— Your objective —
Write out the opening lines of the data word for word, up to and including the line with "const trendShares = [21, 20, 19, 16, 13];", and leave every picture and every later line out.
-*-*-
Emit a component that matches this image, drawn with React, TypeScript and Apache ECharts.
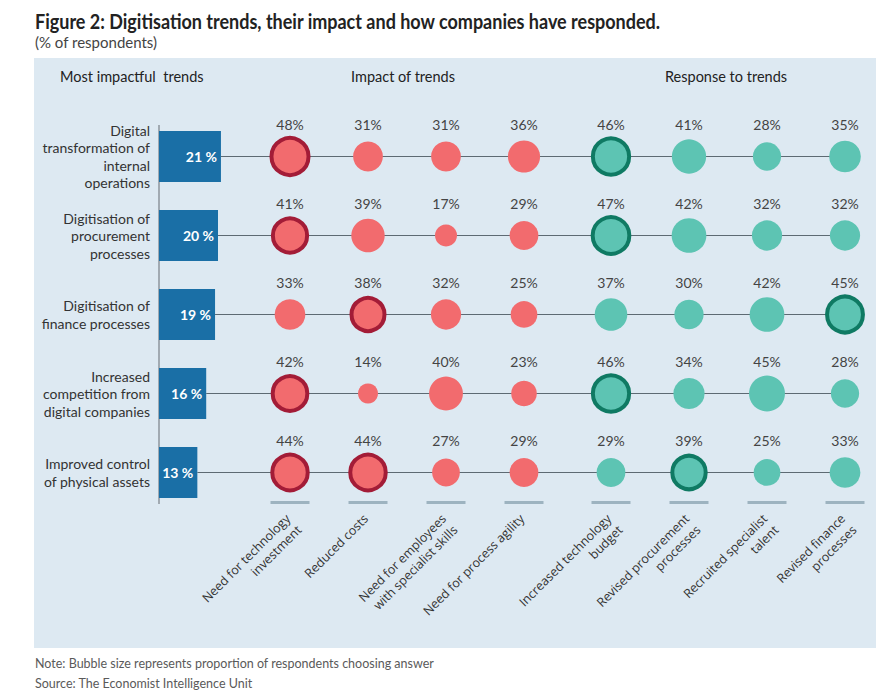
import React, { useEffect, useRef } from "react";
import * as echarts from "echarts";

const trends = [
  "Digital\ntransformation of\ninternal\noperations",
  "Digitisation of\nprocurement\nprocesses",
  "Digitisation of\nfinance processes",
  "Increased\ncompetition from\ndigital companies",
  "Improved control\nof physical assets",
];
const trendShares = [21, 20, 19, 16, 13];

const impactCategories = [
  "Need for technology\ninvestment",
  "Reduced costs",
  "Need for employees\nwith specialist skills",
  "Need for process agility",
];
const responseCategories = [
  "Increased technology\nbudget",
  "Revised procurement\nprocesses",
  "Recruited specialist\ntalent",
  "Revised finance\nprocesses",
];

// rows follow the trends order
const impactValues = [
  [48, 31, 31, 36],
  [41, 39, 17, 29],
  [33, 38, 32, 25],
  [42, 14, 40, 23],
  [44, 44, 27, 29],
];
const responseValues = [
  [46, 41, 28, 35],
  [47, 42, 32, 32],
  [37, 30, 42, 45],
  [46, 34, 45, 28],
  [29, 39, 25, 33],
];

const FONT = "Lato, 'Noto Sans', sans-serif";
const RED = "#f26b6e";
const RED_DARK = "#a31c37";
const TEAL = "#5dc4b3";
const TEAL_DARK = "#0f7a63";

function bubbleData(values: number[][], fill: string, border: string) {
  const out: any[] = [];
  values.forEach((row, r) => {
    const mx = Math.max(...row);
    row.forEach((v, c) => {
      const hi = v === mx;
      out.push({
        value: [c, r, v],
        itemStyle: hi
          ? { color: fill, borderColor: border, borderWidth: 4, opacity: 1 }
          : { color: fill, borderWidth: 0, opacity: 1 },
      });
    });
  });
  return out;
}

export default function App() {
  const ref = useRef<HTMLDivElement>(null);
  useEffect(() => {
    document.body.style.margin = "0";
    const chart = echarts.init(ref.current!, undefined, { renderer: "svg" });

    const rowTop = 117;
    const rowH = 395;

    const xCatAxis = (gridIndex: number, data: string[]) => ({
      type: "category",
      gridIndex,
      data,
      axisLine: { show: false },
      axisTick: { show: false },
      splitLine: { show: false },
      axisLabel: {
        interval: 0,
        rotate: 45,
        fontFamily: "'Open Sans', sans-serif",
        fontSize: 12.5,
        color: "#333",
        lineHeight: 16,
        verticalAlign: "top",
        padding: [0, 11, 0, 0],
        margin: -9,
      },
    });
    const yHidden = (gridIndex: number) => ({
      type: "category",
      gridIndex,
      data: trends,
      inverse: true,
      show: false,
    });

    const dashes = (xAxisIndex: number) => ({
      type: "custom",
      xAxisIndex,
      yAxisIndex: xAxisIndex,
      z: 1,
      silent: true,
      encode: { x: 0, y: 1 },
      data: [0, 1, 2, 3].map((c) => [c, trends.length - 1]),
      renderItem: (params: any, api: any) => {
        const p = api.coord([api.value(0), api.value(1)]);
        const band = api.size([0, 1])[1];
        return {
          type: "rect",
          shape: { x: p[0] - 19.5, y: p[1] + 0.38 * band - 1.5, width: 39, height: 3 },
          style: { fill: "#9db3c0" },
        };
      },
    });

    const bubbles = (xAxisIndex: number, values: number[][], fill: string, border: string) => ({
      type: "scatter",
      xAxisIndex,
      yAxisIndex: xAxisIndex,
      z: 4,
      data: bubbleData(values, fill, border),
      symbolSize: (val: number[]) => 5.35 * Math.sqrt(val[2]),
      itemStyle: { opacity: 1 },
      label: {
        show: true,
        position: "inside",
        offset: [0, -32],
        formatter: (p: any) => p.value[2] + "%",
        fontFamily: FONT,
        fontSize: 14,
        color: "#444",
      },
    });

    chart.setOption({
      animation: false,
      graphic: [
        {
          type: "rect",
          z: -100,
          shape: { x: 34, y: 58, width: 842, height: 590 },
          style: { fill: "#dde9f2" },
        },
        {
          type: "text",
          x: 35,
          y: 21,
          scaleX: 0.9,
          style: {
            text: "Figure 2: Digitisation trends, their impact and how companies have responded.",
            font: "bold 20px Lato, sans-serif",
            fill: "#222",
            verticalAlign: "middle",
          },
        },
        {
          type: "text",
          x: 35,
          y: 42,
          style: {
            text: "(% of respondents)",
            font: "15px " + FONT,
            fill: "#444",
            verticalAlign: "middle",
          },
        },
        {
          type: "text",
          x: 60,
          y: 76,
          style: { text: "Most impactful  trends", font: "14.5px " + FONT, fill: "#222", verticalAlign: "middle" },
        },
        {
          type: "text",
          x: 403,
          y: 76,
          style: { text: "Impact of trends", font: "14.5px " + FONT, fill: "#222", verticalAlign: "middle", align: "center" },
        },
        {
          type: "text",
          x: 726,
          y: 76,
          style: { text: "Response to trends", font: "14.5px " + FONT, fill: "#222", verticalAlign: "middle", align: "center" },
        },
        {
          type: "text",
          x: 35,
          y: 663,
          style: {
            text: "Note: Bubble size represents proportion of respondents choosing answer",
            font: "12.5px " + FONT,
            fill: "#5a5a5a",
            verticalAlign: "middle",
          },
        },
        {
          type: "text",
          x: 35,
          y: 683,
          style: {
            text: "Source: The Economist Intelligence Unit",
            font: "12.5px " + FONT,
            fill: "#5a5a5a",
            verticalAlign: "middle",
          },
        },
      ],
      grid: [
        { left: 159, top: rowTop, width: 686, height: rowH },
        { left: 251, top: rowTop, width: 312, height: rowH },
        { left: 572, top: rowTop, width: 312, height: rowH },
      ],
      xAxis: [
        { type: "value", gridIndex: 0, min: 0, max: 686 / 2.95, show: false },
        xCatAxis(1, impactCategories),
        xCatAxis(2, responseCategories),
      ],
      yAxis: [
        {
          type: "category",
          gridIndex: 0,
          data: trends,
          inverse: true,
          axisLine: { show: false },
          axisTick: { show: false },
          axisLabel: {
            fontFamily: FONT,
            fontSize: 14,
            lineHeight: 17.5,
            color: "#333",
            margin: 9,
          },
        },
        yHidden(1),
        yHidden(2),
      ],
      series: [
        {
          type: "custom",
          xAxisIndex: 0,
          yAxisIndex: 0,
          z: 0,
          silent: true,
          encode: { x: 0, y: 1 },
          data: [[0, 0]],
          renderItem: (params: any, api: any) => {
            const t = api.coord([0, 0]);
            const b = api.coord([0, trends.length - 1]);
            const band = api.size([0, 1])[1];
            return {
              type: "line",
              shape: { x1: t[0], y1: t[1] - 0.4 * band, x2: t[0], y2: b[1] + 0.4 * band },
              style: { stroke: "#8c959c", lineWidth: 1.5 },
            };
          },
        },
        {
          type: "custom",
          xAxisIndex: 0,
          yAxisIndex: 0,
          z: 1,
          silent: true,
          encode: { x: 0, y: 1 },
          data: trendShares.map((v, i) => [v, i]),
          renderItem: (params: any, api: any) => {
            const s = api.coord([api.value(0), api.value(1)]);
            const cs = params.coordSys;
            return {
              type: "line",
              shape: { x1: s[0], y1: s[1], x2: cs.x + cs.width, y2: s[1] },
              style: { stroke: "#5d6a73", lineWidth: 1.2 },
            };
          },
        },
        {
          type: "bar",
          xAxisIndex: 0,
          yAxisIndex: 0,
          z: 3,
          data: trendShares,
          barWidth: 51,
          itemStyle: { color: "#1a6fa6" },
          label: {
            show: true,
            position: "insideRight",
            distance: 4,
            formatter: "{c} %",
            fontFamily: FONT,
            fontWeight: "bold",
            fontSize: 14,
            color: "#fff",
          },
        },
        dashes(1),
        dashes(2),
        bubbles(1, impactValues, RED, RED_DARK),
        bubbles(2, responseValues, TEAL, TEAL_DARK),
      ],
    });
    return () => chart.dispose();
  }, []);
  return (
    <div
      ref={ref}
      style={{ position: "absolute", left: 0, top: 0, width: 888, height: 699 }}
    />
  );
}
-*-*-
— Result below —
Emit a component that matches this image, drawn with React, TypeScript and Apache ECharts.
import React, { useEffect, useRef } from "react";
import * as echarts from "echarts";

const trends = [
  "Digital\ntransformation of\ninternal\noperations",
  "Digitisation of\nprocurement\nprocesses",
  "Digitisation of\nfinance processes",
  "Increased\ncompetition from\ndigital companies",
  "Improved control\nof physical assets",
];
const trendShares = [21, 20, 19, 16, 13];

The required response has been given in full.